Source data |
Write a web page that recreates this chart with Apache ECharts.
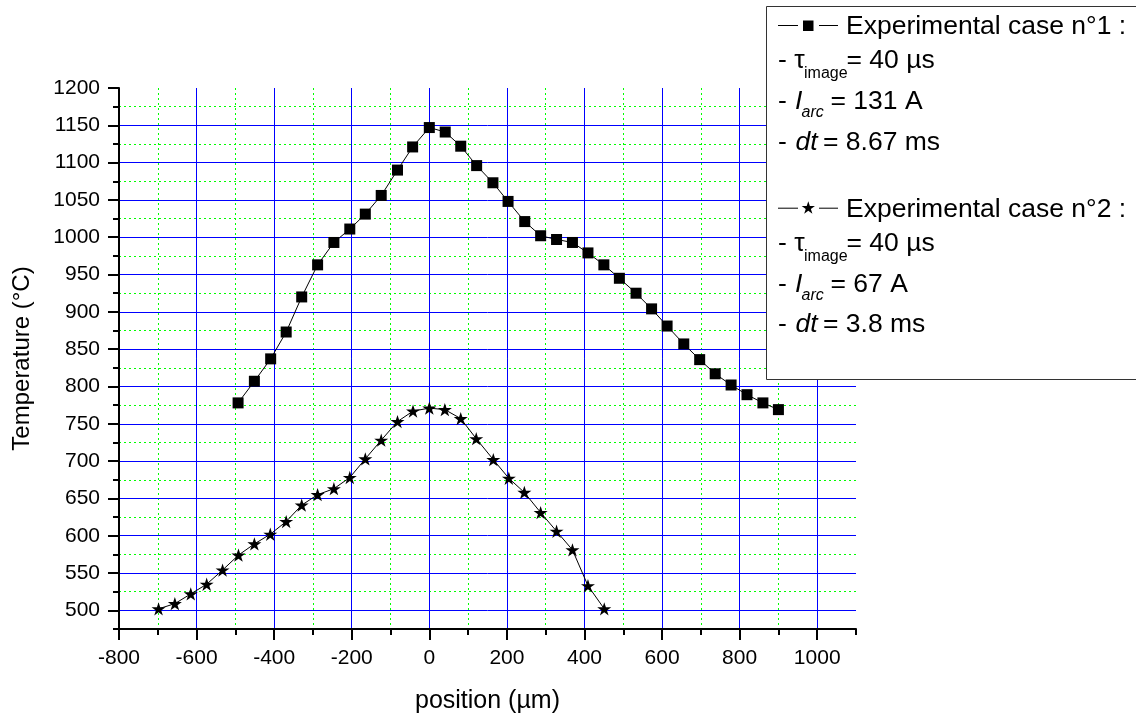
<!DOCTYPE html>
<html><head><meta charset="utf-8">
<script src="https://cdn.jsdelivr.net/npm/echarts@6/dist/echarts.min.js"></script>
<style>html,body{margin:0;padding:0;background:#fff}#c{width:1136px;height:713px}</style>
</head><body><div id="c"></div><script>
// ---- data ----
const positions1 = [-493,-451,-409,-369,-329,-288,-246,-205,-165,-124,-82,-43,0,41,81,122,164,203,246,287,328,369,409,450,490,533,573,613,656,697,737,778,819,860,900];
const temps1 = [778,807,837,873,920,963,993,1011,1031,1056,1090,1121,1147,1141,1122,1096,1073,1048,1021,1002,997,993,979,963,945,925,904,881,857,836,817,802,789,778,769];
const positions2 = [-698,-656,-615,-574,-533,-492,-451,-410,-369,-329,-288,-246,-205,-165,-124,-82,-42,0,40,81,121,165,205,245,287,328,369,409,451];
const temps2 = [502,509,522,535,554,574,589,602,619,641,655,663,678,703,728,753,767,771,769,757,730,702,677,658,631,606,581,533,502];
const yLabelValues = [500,550,600,650,700,750,800,850,900,950,1000,1050,1100,1150,1200];
const seriesNames = ['Experimental case n°1 :', 'Experimental case n°2 :'];

const FONT = '"Liberation Sans", Arial, Helvetica, sans-serif';
const STAR = 'path://M50 0 L61.23 34.55 L97.55 34.55 L68.17 55.9 L79.39 90.45 L50 69.1 L20.61 90.45 L31.83 55.9 L2.45 34.55 L38.77 34.55 Z';

const chart = echarts.init(document.getElementById('c'), null, {renderer: 'canvas'});

const blue = '#0000ff', green = '#00ff00', clear = 'rgba(0,0,0,0)';
const GRID = {left: 119, top: 88, width: 737, height: 541};
const plain = v => String(v);

function txt(x, baseline, text, size, italic) {
  return {
    type: 'text', z: 110, x: x, y: baseline - 0.25 * size,
    style: {
      text: text, font: (italic ? 'italic ' : '') + size + 'px ' + FONT,
      fill: '#000', align: 'left', verticalAlign: 'middle',
      textAlign: 'left', textVerticalAlign: 'middle'
    }
  };
}
function hline(x1, x2, y) {
  return {type: 'line', z: 110, shape: {x1: x1, y1: y, x2: x2, y2: y}, style: {stroke: '#000', lineWidth: 1}};
}
function starPoints(cx, cy, R) {
  const pts = [];
  for (let k = 0; k < 10; k++) {
    const r = k % 2 === 0 ? R : R * 0.382;
    const a = -Math.PI / 2 + k * Math.PI / 5;
    pts.push([cx + r * Math.cos(a), cy + r * Math.sin(a)]);
  }
  return pts;
}
const L = 26.5, S = 16, D = 182.7;
function block(dy, name, icon, current, dt) {
  return [
    hline(778, 798, 25.5 + dy), hline(819, 838, 25.5 + dy),
    icon,
    txt(846, 33.5 + dy, name, L, false),
    txt(778, 67.5 + dy, '- τ', L, false),
    txt(804, 77.5 + dy, 'image', S, false),
    txt(846.5, 67.5 + dy, '= 40 µs', L, false),
    txt(778, 108.5 + dy, '-', L, false),
    txt(795, 108.5 + dy, 'I', L, true),
    txt(801.5, 117 + dy, 'arc', S, true),
    txt(830.5, 108.5 + dy, current, L, false),
    txt(778, 149 + dy, '-', L, false),
    txt(795.5, 149 + dy, 'dt', L, true),
    txt(823, 149 + dy, dt, L, false)
  ];
}
const legendGraphics = [
  {type: 'rect', z: 100, shape: {x: 766.5, y: 6.5, width: 420, height: 373}, style: {fill: '#fff', stroke: '#333', lineWidth: 1}}
].concat(
  block(0, seriesNames[0], {type: 'rect', z: 111, shape: {x: 803, y: 20.5, width: 10.5, height: 10.5}, style: {fill: '#000'}}, '= 131 A', '= 8.67 ms'),
  block(D, seriesNames[1], {type: 'polygon', z: 111, shape: {points: starPoints(808.3, 25.5 + D, 7)}, style: {fill: '#000'}}, '= 67 A', '= 3.8 ms')
);

const hiddenAxisParts = {
  axisLine: {show: false, onZero: false},
  axisLabel: {show: false}
};

const option = {
  backgroundColor: '#fff',
  animation: false,
  grid: Object.assign({containLabel: false, outerBoundsMode: 'none'}, GRID),
  xAxis: [
    {
      type: 'value', position: 'bottom', min: -800, max: 1100, interval: 200,
      name: 'position (µm)', nameLocation: 'middle', nameGap: 60,
      nameTextStyle: {fontSize: 25, fontFamily: FONT, color: '#000'},
      axisLine: {show: true, onZero: false, lineStyle: {color: '#000', width: 2}},
      axisTick: {show: true, length: 11, lineStyle: {color: '#000', width: 2}},
      axisLabel: {fontSize: 21, fontFamily: FONT, color: '#000', margin: 19, formatter: plain},
      splitLine: {show: true, showMinLine: false, showMaxLine: false, lineStyle: {color: blue, width: 1, type: 'solid'}},
      z: 5
    },
    Object.assign({
      type: 'value', position: 'bottom', min: -800, max: 1100, interval: 100,
      axisTick: {show: true, length: 6, lineStyle: {color: '#000', width: 2}},
      splitLine: {show: true, showMinLine: false, showMaxLine: false, lineStyle: {color: green, width: 1, type: [2, 3]}},
      z: 3
    }, hiddenAxisParts)
  ],
  yAxis: [
    // minor grid (every 25) : green dotted + short ticks
    Object.assign({
      type: 'value', position: 'left', min: 475, max: 1200, interval: 25,
      axisTick: {show: true, length: 6, lineStyle: {color: '#000', width: 2}},
      splitLine: {show: true, showMinLine: false, showMaxLine: false, lineStyle: {color: green, width: 1, type: [2, 3]}},
      z: 3
    }, hiddenAxisParts),
    // major grid (every 50, starting at 500) : blue solid
    Object.assign({
      type: 'value', position: 'left', min: 475, max: 1200, interval: 25,
      axisTick: {show: false},
      splitLine: {show: true, showMinLine: false, showMaxLine: false, lineStyle: {color: [blue, clear], width: 1, type: 'solid'}},
      z: 4
    }, hiddenAxisParts),
    // labels, long ticks, axis line, name
    {
      type: 'value', position: 'left', min: 475, max: 1200, interval: 25,
      name: 'Temperature (°C)', nameLocation: 'middle', nameGap: 85,
      nameTextStyle: {fontSize: 24, fontFamily: FONT, color: '#000'},
      axisLine: {show: true, onZero: false, lineStyle: {color: '#000', width: 2}},
      axisTick: {show: true, length: 11, customValues: yLabelValues, lineStyle: {color: '#000', width: 2}},
      axisLabel: {fontSize: 21, fontFamily: FONT, color: '#000', margin: 19, customValues: yLabelValues, formatter: plain},
      splitLine: {show: false},
      z: 5
    }
  ],
  series: [
    {
      name: seriesNames[0], type: 'line', xAxisIndex: 0, yAxisIndex: 2,
      data: positions1.map((x, i) => [x, temps1[i]]),
      symbol: 'rect', symbolSize: 11,
      lineStyle: {color: '#000', width: 1},
      itemStyle: {color: '#000'},
      z: 10
    },
    {
      name: seriesNames[1], type: 'line', xAxisIndex: 0, yAxisIndex: 2,
      data: positions2.map((x, i) => [x, temps2[i]]),
      symbol: STAR, symbolSize: 14, symbolKeepAspect: true,
      lineStyle: {color: '#000', width: 1},
      itemStyle: {color: '#000'},
      z: 10
    }
  ],
  graphic: {elements: legendGraphics}
};
chart.setOption(option);
</script></body></html>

Exercise instructions | Keep every word of the data as it is when you write it out, but drop the pictures.

Reply to the exercise |
Write a web page that recreates this chart with Apache ECharts.
<!DOCTYPE html>
<html><head><meta charset="utf-8">
<script src="https://cdn.jsdelivr.net/npm/echarts@6/dist/echarts.min.js"></script>
<style>html,body{margin:0;padding:0;background:#fff}#c{width:1136px;height:713px}</style>
</head><body><div id="c"></div><script>
// ---- data ----
const positions1 = [-493,-451,-409,-369,-329,-288,-246,-205,-165,-124,-82,-43,0,41,81,122,164,203,246,287,328,369,409,450,490,533,573,613,656,697,737,778,819,860,900];
const temps1 = [778,807,837,873,920,963,993,1011,1031,1056,1090,1121,1147,1141,1122,1096,1073,1048,1021,1002,997,993,979,963,945,925,904,881,857,836,817,802,789,778,769];
const positions2 = [-698,-656,-615,-574,-533,-492,-451,-410,-369,-329,-288,-246,-205,-165,-124,-82,-42,0,40,81,121,165,205,245,287,328,369,409,451];
const temps2 = [502,509,522,535,554,574,589,602,619,641,655,663,678,703,728,753,767,771,769,757,730,702,677,658,631,606,581,533,502];
const yLabelValues = [500,550,600,650,700,750,800,850,900,950,1000,1050,1100,1150,1200];
const seriesNames = ['Experimental case n°1 :', 'Experimental case n°2 :'];

const FONT = '"Liberation Sans", Arial, Helvetica, sans-serif';
const STAR = 'path://M50 0 L61.23 34.55 L97.55 34.55 L68.17 55.9 L79.39 90.45 L50 69.1 L20.61 90.45 L31.83 55.9 L2.45 34.55 L38.77 34.55 Z';

const chart = echarts.init(document.getElementById('c'), null, {renderer: 'canvas'});

const blue = '#0000ff', green = '#00ff00', clear = 'rgba(0,0,0,0)';
const GRID = {left: 119, top: 88, width: 737, height: 541};
const plain = v => String(v);

function txt(x, baseline, text, size, italic) {
  return {
    type: 'text', z: 110, x: x, y: baseline - 0.25 * size,
    style: {
      text: text, font: (italic ? 'italic ' : '') + size + 'px ' + FONT,
      fill: '#000', align: 'left', verticalAlign: 'middle',
      textAlign: 'left', textVerticalAlign: 'middle'
    }
  };
}
function hline(x1, x2, y) {
  return {type: 'line', z: 110, shape: {x1: x1, y1: y, x2: x2, y2: y}, style: {stroke: '#000', lineWidth: 1}};
}
function starPoints(cx, cy, R) {
  const pts = [];
  for (let k = 0; k < 10; k++) {
    const r = k % 2 === 0 ? R : R * 0.382;
    const a = -Math.PI / 2 + k * Math.PI / 5;
    pts.push([cx + r * Math.cos(a), cy + r * Math.sin(a)]);
  }
  return pts;
}
const L = 26.5, S = 16, D = 182.7;
function block(dy, name, icon, current, dt) {
  return [
    hline(778, 798, 25.5 + dy), hline(819, 838, 25.5 + dy),
    icon,
    txt(846, 33.5 + dy, name, L, false),
    txt(778, 67.5 + dy, '- τ', L, false),
    txt(804, 77.5 + dy, 'image', S, false),
    txt(846.5, 67.5 + dy, '= 40 µs', L, false),
    txt(778, 108.5 + dy, '-', L, false),
    txt(795, 108.5 + dy, 'I', L, true),
    txt(801.5, 117 + dy, 'arc', S, true),
    txt(830.5, 108.5 + dy, current, L, false),
    txt(778, 149 + dy, '-', L, false),
    txt(795.5, 149 + dy, 'dt', L, true),
    txt(823, 149 + dy, dt, L, false)
  ];
}
const legendGraphics = [
  {type: 'rect', z: 100, shape: {x: 766.5, y: 6.5, width: 420, height: 373}, style: {fill: '#fff', stroke: '#333', lineWidth: 1}}
].concat(
  block(0, seriesNames[0], {type: 'rect', z: 111, shape: {x: 803, y: 20.5, width: 10.5, height: 10.5}, style: {fill: '#000'}}, '= 131 A', '= 8.67 ms'),
  block(D, seriesNames[1], {type: 'polygon', z: 111, shape: {points: starPoints(808.3, 25.5 + D, 7)}, style: {fill: '#000'}}, '= 67 A', '= 3.8 ms')
);

const hiddenAxisParts = {
  axisLine: {show: false, onZero: false},
  axisLabel: {show: false}
};

const option = {
  backgroundColor: '#fff',
  animation: false,
  grid: Object.assign({containLabel: false, outerBoundsMode: 'none'}, GRID),
  xAxis: [
    {
      type: 'value', position: 'bottom', min: -800, max: 1100, interval: 200,
      name: 'position (µm)', nameLocation: 'middle', nameGap: 60,
      nameTextStyle: {fontSize: 25, fontFamily: FONT, color: '#000'},
      axisLine: {show: true, onZero: false, lineStyle: {color: '#000', width: 2}},
      axisTick: {show: true, length: 11, lineStyle: {color: '#000', width: 2}},
      axisLabel: {fontSize: 21, fontFamily: FONT, color: '#000', margin: 19, formatter: plain},
      splitLine: {show: true, showMinLine: false, showMaxLine: false, lineStyle: {color: blue, width: 1, type: 'solid'}},
      z: 5
    },
    Object.assign({
      type: 'value', position: 'bottom', min: -800, max: 1100, interval: 100,
      axisTick: {show: true, length: 6, lineStyle: {color: '#000', width: 2}},
      splitLine: {show: true, showMinLine: false, showMaxLine: false, lineStyle: {color: green, width: 1, type: [2, 3]}},
      z: 3
    }, hiddenAxisParts)
  ],
  yAxis: [
    // minor grid (every 25) : green dotted + short ticks
    Object.assign({
      type: 'value', position: 'left', min: 475, max: 1200, interval: 25,
      axisTick: {show: true, length: 6, lineStyle: {color: '#000', width: 2}},
      splitLine: {show: true, showMinLine: false, showMaxLine: false, lineStyle: {color: green, width: 1, type: [2, 3]}},
      z: 3
    }, hiddenAxisParts),
    // major grid (every 50, starting at 500) : blue solid
    Object.assign({
      type: 'value', position: 'left', min: 475, max: 1200, interval: 25,
      axisTick: {show: false},
      splitLine: {show: true, showMinLine: false, showMaxLine: false, lineStyle: {color: [blue, clear], width: 1, type: 'solid'}},
      z: 4
    }, hiddenAxisParts),
    // labels, long ticks, axis line, name
    {
      type: 'value', position: 'left', min: 475, max: 1200, interval: 25,
      name: 'Temperature (°C)', nameLocation: 'middle', nameGap: 85,
      nameTextStyle: {fontSize: 24, fontFamily: FONT, color: '#000'},
      axisLine: {show: true, onZero: false, lineStyle: {color: '#000', width: 2}},
      axisTick: {show: true, length: 11, customValues: yLabelValues, lineStyle: {color: '#000', width: 2}},
      axisLabel: {fontSize: 21, fontFamily: FONT, color: '#000', margin: 19, customValues: yLabelValues, formatter: plain},
      splitLine: {show: false},
      z: 5
    }
  ],
  series: [
    {
      name: seriesNames[0], type: 'line', xAxisIndex: 0, yAxisIndex: 2,
      data: positions1.map((x, i) => [x, temps1[i]]),
      symbol: 'rect', symbolSize: 11,
      lineStyle: {color: '#000', width: 1},
      itemStyle: {color: '#000'},
      z: 10
    },
    {
      name: seriesNames[1], type: 'line', xAxisIndex: 0, yAxisIndex: 2,
      data: positions2.map((x, i) => [x, temps2[i]]),
      symbol: STAR, symbolSize: 14, symbolKeepAspect: true,
      lineStyle: {color: '#000', width: 1},
      itemStyle: {color: '#000'},
      z: 10
    }
  ],
  graphic: {elements: legendGraphics}
};
chart.setOption(option);
</script></body></html>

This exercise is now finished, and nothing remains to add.